Das Bedingungslose Grundeinkommen (BGE) ist in linken Zusammenhängen umstritten. Die bald zur Abstimmung kommende Volksinitiative könnte als Gelegenheit genutzt werden, um sich ernsthaft damit auseinanderzusetzen und Ideen für ein linkes BGE einzubringen. Wie die Kritik am Blog des SGB-Chefökonomen zeigt, braucht es dafür ein grundsätzliches Umdenken.
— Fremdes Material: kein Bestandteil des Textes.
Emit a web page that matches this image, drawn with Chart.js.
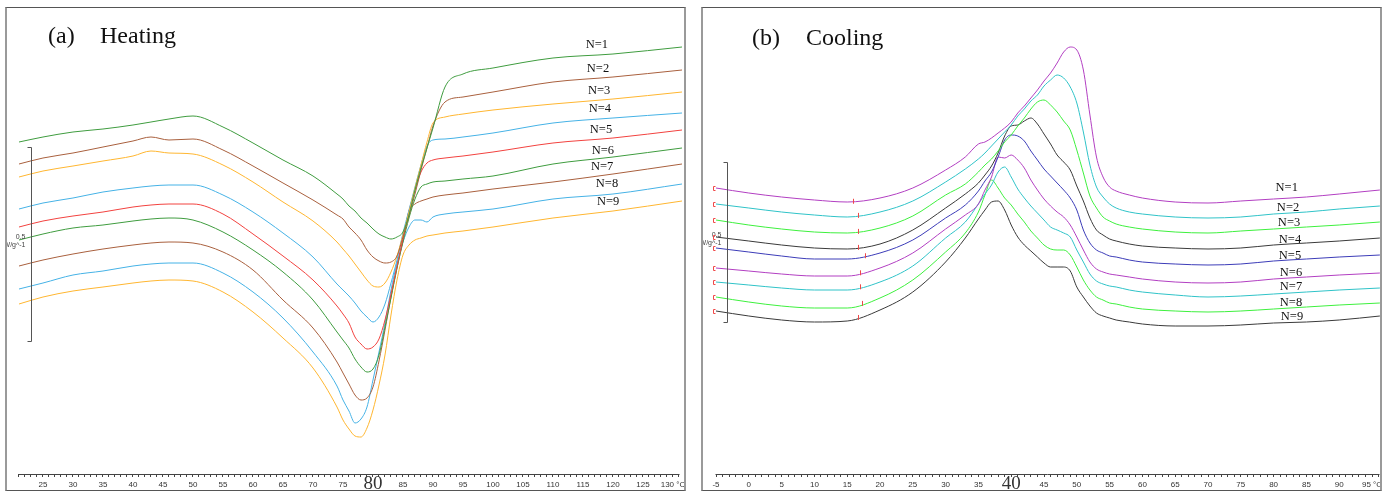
<!DOCTYPE html>
<html><head><meta charset="utf-8">
<script src="https://cdn.jsdelivr.net/npm/chart.js@4.4.0/dist/chart.umd.min.js"></script>
<style>
html,body{margin:0;padding:0;background:#fff;width:1389px;height:491px;overflow:hidden;}
.wrap{position:absolute;}
.wrap canvas{display:block;}
.frame{position:absolute;box-sizing:border-box;border:1px solid #555;border-left:2px solid #9a9a9a;border-right:2px solid #9a9a9a;pointer-events:none;}
.title{position:absolute;font-family:"Liberation Serif","Times New Roman",serif;font-size:24px;line-height:24px;color:#111;white-space:pre;}
</style></head><body>
<div class="wrap" style="left:5px;top:7px;width:681px;height:484px"><canvas id="ca" width="681" height="484"></canvas></div>
<div class="frame" style="left:5px;top:7px;width:681px;height:484px"></div>
<div class="wrap" style="left:701px;top:7px;width:681px;height:484px"><canvas id="cb" width="681" height="484"></canvas></div>
<div class="frame" style="left:701px;top:7px;width:681px;height:484px"></div>
<div class="title" style="left:48px;top:23px">(a)</div>
<div class="title" style="left:100px;top:23px">Heating</div>
<div class="title" style="left:752px;top:25px">(b)</div>
<div class="title" style="left:806px;top:25px">Cooling</div>
<script>
// ---------- DATA (heat flow, arbitrary mW units, exo up) ----------
const heatT = [21,25,30,35,40,43,46,50,55,60,65,70,74,75,76,77,78,79,80,81,82,83,84,85,86,87,88,89,90,92,95,100,110,120,131.5];
const heatN1 = [3.58,3.63,3.68,3.71,3.75,3.78,3.81,3.84,3.73,3.57,3.40,3.24,3.06,3.01,2.94,2.89,2.82,2.77,2.71,2.66,2.63,2.61,2.63,2.68,2.85,3.10,3.32,3.52,3.72,4.13,4.26,4.32,4.42,4.46,4.53];
const heatN2 = [3.36,3.42,3.47,3.53,3.59,3.63,3.60,3.61,3.50,3.34,3.17,3.00,2.85,2.81,2.73,2.67,2.60,2.50,2.43,2.39,2.37,2.38,2.44,2.63,2.84,3.06,3.30,3.52,3.74,3.98,4.03,4.08,4.18,4.23,4.30];
const heatN3 = [3.23,3.29,3.34,3.39,3.44,3.49,3.47,3.46,3.35,3.18,2.98,2.79,2.58,2.51,2.44,2.36,2.28,2.20,2.14,2.13,2.17,2.28,2.44,2.65,2.88,3.12,3.35,3.58,3.77,3.83,3.86,3.90,3.96,4.01,4.08];
const heatN4 = [2.91,2.97,3.02,3.08,3.12,3.14,3.15,3.15,3.05,2.88,2.67,2.43,2.16,2.10,2.04,1.97,1.89,1.83,1.78,1.83,1.96,2.17,2.40,2.67,2.90,3.13,3.35,3.54,3.60,3.61,3.63,3.67,3.77,3.82,3.87];
const heatN5 = [2.73,2.79,2.84,2.88,2.93,2.95,2.96,2.96,2.86,2.66,2.44,2.20,1.94,1.86,1.77,1.63,1.56,1.51,1.53,1.61,1.80,2.06,2.34,2.61,2.89,3.10,3.28,3.37,3.40,3.42,3.44,3.48,3.57,3.62,3.70];
const heatN6 = [2.60,2.66,2.72,2.75,2.79,2.81,2.82,2.80,2.68,2.50,2.28,2.00,1.68,1.60,1.52,1.41,1.33,1.28,1.31,1.45,1.73,2.02,2.32,2.58,2.82,3.01,3.13,3.16,3.18,3.19,3.21,3.24,3.36,3.43,3.52];
const heatN7 = [2.34,2.40,2.46,2.51,2.55,2.57,2.58,2.57,2.48,2.30,2.00,1.72,1.38,1.27,1.16,1.05,1.00,1.02,1.13,1.39,1.70,2.03,2.32,2.60,2.89,2.96,2.99,3.01,3.03,3.05,3.07,3.11,3.18,3.26,3.36];
const heatN8 = [2.11,2.17,2.25,2.29,2.34,2.36,2.37,2.37,2.27,2.08,1.82,1.48,1.14,1.00,0.89,0.77,0.81,0.93,1.20,1.48,1.77,2.10,2.37,2.58,2.73,2.80,2.80,2.78,2.83,2.86,2.88,2.91,3.01,3.06,3.16];
const heatN9 = [1.96,2.03,2.09,2.13,2.17,2.19,2.20,2.19,2.08,1.88,1.62,1.32,0.93,0.80,0.71,0.64,0.63,0.72,0.90,1.15,1.45,1.85,2.20,2.45,2.55,2.60,2.62,2.64,2.65,2.67,2.69,2.73,2.82,2.89,2.99];

const coolT = [-5,0,5,10,15,20,25,30,33,35,36,37,38,39,40,41,42,43,44,45,46,47,48,49,50,51,52,53,54,55,56,58,60,65,70,75,80,85,90,96.2];
const coolN1 = [3.12,3.07,3.03,3.00,2.98,3.02,3.12,3.30,3.43,3.56,3.58,3.62,3.67,3.72,3.78,3.87,3.94,4.02,4.10,4.19,4.27,4.37,4.48,4.53,4.50,4.30,3.85,3.43,3.23,3.13,3.09,3.05,3.02,2.98,2.97,2.99,3.01,3.03,3.06,3.10];
const coolN2 = [2.96,2.92,2.88,2.85,2.83,2.88,2.99,3.18,3.31,3.41,3.47,3.54,3.61,3.68,3.75,3.84,3.91,3.99,4.05,4.14,4.20,4.25,4.22,4.13,3.97,3.68,3.35,3.13,3.03,2.96,2.92,2.88,2.86,2.83,2.82,2.83,2.86,2.88,2.91,2.94];
const coolN3 = [2.80,2.75,2.71,2.68,2.67,2.72,2.84,3.05,3.16,3.28,3.35,3.41,3.49,3.58,3.65,3.74,3.82,3.91,3.98,4.00,3.95,3.88,3.79,3.70,3.50,3.27,3.04,2.92,2.83,2.79,2.76,2.73,2.71,2.68,2.67,2.69,2.71,2.73,2.75,2.78];
const coolN4 = [2.63,2.59,2.55,2.52,2.51,2.56,2.70,2.92,3.06,3.17,3.25,3.34,3.47,3.64,3.74,3.75,3.79,3.82,3.76,3.66,3.56,3.45,3.38,3.30,3.14,2.99,2.82,2.70,2.65,2.61,2.59,2.56,2.54,2.52,2.51,2.52,2.55,2.57,2.59,2.62];
const coolN5 = [2.52,2.48,2.44,2.41,2.41,2.47,2.60,2.82,2.95,3.09,3.19,3.28,3.43,3.60,3.65,3.64,3.59,3.49,3.40,3.31,3.24,3.17,3.10,3.02,2.90,2.70,2.57,2.50,2.47,2.44,2.43,2.40,2.38,2.36,2.35,2.36,2.39,2.41,2.43,2.45];
const coolN6 = [2.32,2.29,2.26,2.24,2.24,2.32,2.47,2.71,2.85,2.96,3.10,3.23,3.43,3.42,3.45,3.40,3.32,3.20,3.10,3.01,2.94,2.88,2.83,2.75,2.63,2.50,2.38,2.31,2.28,2.26,2.25,2.23,2.21,2.18,2.17,2.18,2.21,2.23,2.25,2.27];
const coolN7 = [2.18,2.15,2.12,2.10,2.10,2.18,2.34,2.62,2.78,2.96,3.06,3.15,3.28,3.33,3.23,3.11,3.02,2.94,2.87,2.80,2.73,2.70,2.67,2.63,2.50,2.38,2.26,2.19,2.16,2.14,2.13,2.10,2.08,2.05,2.03,2.04,2.06,2.08,2.10,2.12];
const coolN8 = [2.03,1.98,1.94,1.92,1.92,2.02,2.20,2.48,2.67,2.88,3.05,3.20,3.12,3.02,2.95,2.86,2.78,2.69,2.62,2.55,2.51,2.50,2.50,2.45,2.33,2.20,2.10,2.03,2.00,1.97,1.96,1.93,1.91,1.89,1.88,1.89,1.91,1.93,1.95,1.97];
const coolN9 = [1.89,1.84,1.80,1.78,1.79,1.90,2.08,2.38,2.62,2.81,2.90,2.98,2.99,2.90,2.75,2.63,2.55,2.49,2.43,2.37,2.33,2.33,2.33,2.29,2.13,2.03,1.94,1.87,1.84,1.82,1.80,1.78,1.76,1.74,1.74,1.75,1.77,1.78,1.80,1.84];
// cursor temperatures (red marks) on cooling curves
const coolCursorT = [15.9,16.6,16.6,16.6,17.7,17.0,17.0,17.3,16.6];

const seriesNames = ['N=1','N=2','N=3','N=4','N=5','N=6','N=7','N=8','N=9'];
const heatTickLabels = [25,30,35,40,45,50,55,60,65,70,75,80,85,90,95,100,105,110,115,120,125,130];
const coolTickLabels = [-5,0,5,10,15,20,25,30,35,40,45,50,55,60,65,70,75,80,85,90,95];

// ---------- STYLE / LAYOUT ----------
const heatColors = ['#3f9c3f','#a9603e','#ffb630','#45b2e6','#f2423f','#3f9c3f','#a9603e','#45b2e6','#ffb630'];
const coolColors = ['#b23fc2','#2fc3c8','#3ef03e','#3a3a3a','#3c3cb8','#b23fc2','#2fc3c8','#3ef03e','#3a3a3a'];
const heatLabelPos = {t:[117.3,117.5,117.7,117.8,118.0,118.3,118.2,119.0,119.2], v:[4.55,4.31,4.09,3.91,3.70,3.49,3.33,3.16,2.98]};
const coolLabelPos = {t:[82.0,82.2,82.35,82.5,82.5,82.65,82.65,82.65,82.8], v:[3.12,2.92,2.77,2.60,2.44,2.27,2.13,1.97,1.83]};

function pts(T, V){ return T.map((t,i)=>({x:t, y:V[i]})); }
function interp(T, V, t){
  for (let i=0;i<T.length-1;i++){ if (t>=T[i] && t<=T[i+1]) { const f=(t-T[i])/(T[i+1]-T[i]); return V[i]+f*(V[i+1]-V[i]); } }
  return V[0];
}

const annot = {
  id:'annot',
  afterDatasetsDraw(chart, args, o){
    const ctx = chart.ctx, xs = chart.scales.x, ys = chart.scales.y;
    ctx.save();
    // axis baseline spanning the tick range
    const ax1 = Math.round(xs.getPixelForValue(o.axis[0])), ax2 = Math.round(xs.getPixelForValue(o.axis[1]));
    const ay = Math.round(xs.top)+0.5;
    ctx.strokeStyle='#444'; ctx.lineWidth=1;
    ctx.beginPath(); ctx.moveTo(ax1-0.5, ay); ctx.lineTo(ax2+0.5, ay); ctx.stroke();
    // scale bar
    const bx = Math.round(xs.getPixelForValue(o.bar.t))+0.5;
    const y1 = Math.round(ys.getPixelForValue(o.bar.v1))+0.5, y2 = Math.round(ys.getPixelForValue(o.bar.v2))+0.5;
    ctx.strokeStyle='#555'; ctx.lineWidth=1;
    ctx.beginPath(); ctx.moveTo(bx-4,y1); ctx.lineTo(bx,y1); ctx.lineTo(bx,y2); ctx.lineTo(bx-4,y2); ctx.stroke();
    ctx.fillStyle='#444'; ctx.font='7px "Liberation Sans", Arial, sans-serif';
    ctx.textAlign='right'; ctx.textBaseline='alphabetic';
    const mid=(y1+y2)/2;
    ctx.fillText('0.5', bx-6, mid-6);
    ctx.fillText('W/g^-1', bx-6, mid+2);
    // red marks
    if (o.marks){
      ctx.strokeStyle='#f04848'; ctx.lineWidth=1;
      o.marks.series.forEach((V,i)=>{
        const x0 = Math.round(xs.getPixelForValue(o.marks.startT))+0.5;
        const yv = Math.round(ys.getPixelForValue(V[0]))+0.5;
        ctx.beginPath(); ctx.moveTo(x0+2,yv-2); ctx.lineTo(x0,yv-2); ctx.lineTo(x0,yv+2); ctx.lineTo(x0+2,yv+2); ctx.stroke();
        const ct = o.marks.cursor[i];
        const xc = Math.round(xs.getPixelForValue(ct))+0.5;
        const yc = ys.getPixelForValue(interp(o.marks.T, V, ct));
        ctx.beginPath(); ctx.moveTo(xc,yc-2.5); ctx.lineTo(xc,yc+2.5); ctx.stroke();
      });
    }
    // N= labels
    ctx.fillStyle='#111'; ctx.font='12.5px "Liberation Serif", "Times New Roman", serif';
    ctx.textAlign='center'; ctx.textBaseline='middle';
    seriesNames.forEach((n,i)=>{
      ctx.fillText(n, xs.getPixelForValue(o.labels.t[i]), ys.getPixelForValue(o.labels.v[i]));
    });
    ctx.restore();
  }
};

function makeChart(id, T, seriesList, colors, xmin, xmax, tickFrom, tickTo, tickLabels, bigTick, bar, labels, marks){
  const ticksArr = []; for (let v=tickFrom; v<=tickTo; v++) ticksArr.push(v);
  const lastLab = tickLabels[tickLabels.length-1];
  return new Chart(document.getElementById(id), {
    type:'line',
    data:{ datasets: seriesList.map((V,i)=>({label:seriesNames[i], data:pts(T,V), borderColor:colors[i], borderWidth:1, pointRadius:0, fill:false, cubicInterpolationMode:'monotone'})) },
    options:{
      responsive:false, animation:false, devicePixelRatio:1,
      layout:{padding:0},
      plugins:{legend:{display:false}, tooltip:{enabled:false}, annot:{bar, labels, marks, axis:[tickFrom, tickTo]}},
      scales:{
        x:{type:'linear', min:xmin, max:xmax, bounds:'data',
          afterBuildTicks(s){ s.ticks = ticksArr.map(v=>({value:v})); },
          afterFit(s){ s.height = 17; },
          grid:{drawOnChartArea:false, drawTicks:true, tickLength:3, color:'#444', lineWidth:1},
          border:{display:false},
          ticks:{autoSkip:false, maxRotation:0, minRotation:0, padding:3, color:'#333',
            font:(c)=> (c.tick && c.tick.value===bigTick) ? {family:'"Liberation Serif", "Times New Roman", serif', size:19, lineHeight:0.45} : {family:'"Liberation Sans", Arial, sans-serif', size:8},
            callback:(v)=> v===bigTick ? String(v) : (v===lastLab ? v+' °C' : (tickLabels.includes(v) ? String(v) : ''))
          }
        },
        y:{display:false, min:0.26, max:4.93}
      }
    },
    plugins:[annot]
  });
}

makeChart('ca', heatT, [heatN1,heatN2,heatN3,heatN4,heatN5,heatN6,heatN7,heatN8,heatN9], heatColors,
  18.667, 132.167, 21, 131, heatTickLabels, 80,
  {t:23.0, v1:3.53, v2:1.59}, heatLabelPos, null);
makeChart('cb', coolT, [coolN1,coolN2,coolN3,coolN4,coolN5,coolN6,coolN7,coolN8,coolN9], coolColors,
  -7.287, 96.524, -5, 96, coolTickLabels, 40,
  {t:-3.32, v1:3.38, v2:1.78}, coolLabelPos,
  {startT:-5.45, cursor:coolCursorT, T:coolT, series:[coolN1,coolN2,coolN3,coolN4,coolN5,coolN6,coolN7,coolN8,coolN9]});
</script>
</body></html>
von Peter Streckeisen; aus Debatte

Am 21. April 2012 wurde die Volksinitiative für ein Bedingungsloses Grundeinkommen (BGE) in der Schweiz lanciert. In gewerkschaftlichen und linken Zusammenhängen wird oft mit einer Mischung aus Ratlosigkeit und Ablehnung darauf reagiert. So war der Beitrag von jos. im Vorwärts vom 27. April betitelt mit «Nicht unterschreiben!» und der Chefökonom des Schweizerischen Gewerkschaftsbundes (SGB), Daniel Lampart, bloggte am 12. April: «Grundeinkommen: gut gemeinter – aber irreführender Ansatz». Ich bin dagegen der Ansicht, dass es sich beim BGE im Kern um einen wichtigen Gedanken handelt, mit dem sich die Linke ernsthaft auseinandersetzen sollte.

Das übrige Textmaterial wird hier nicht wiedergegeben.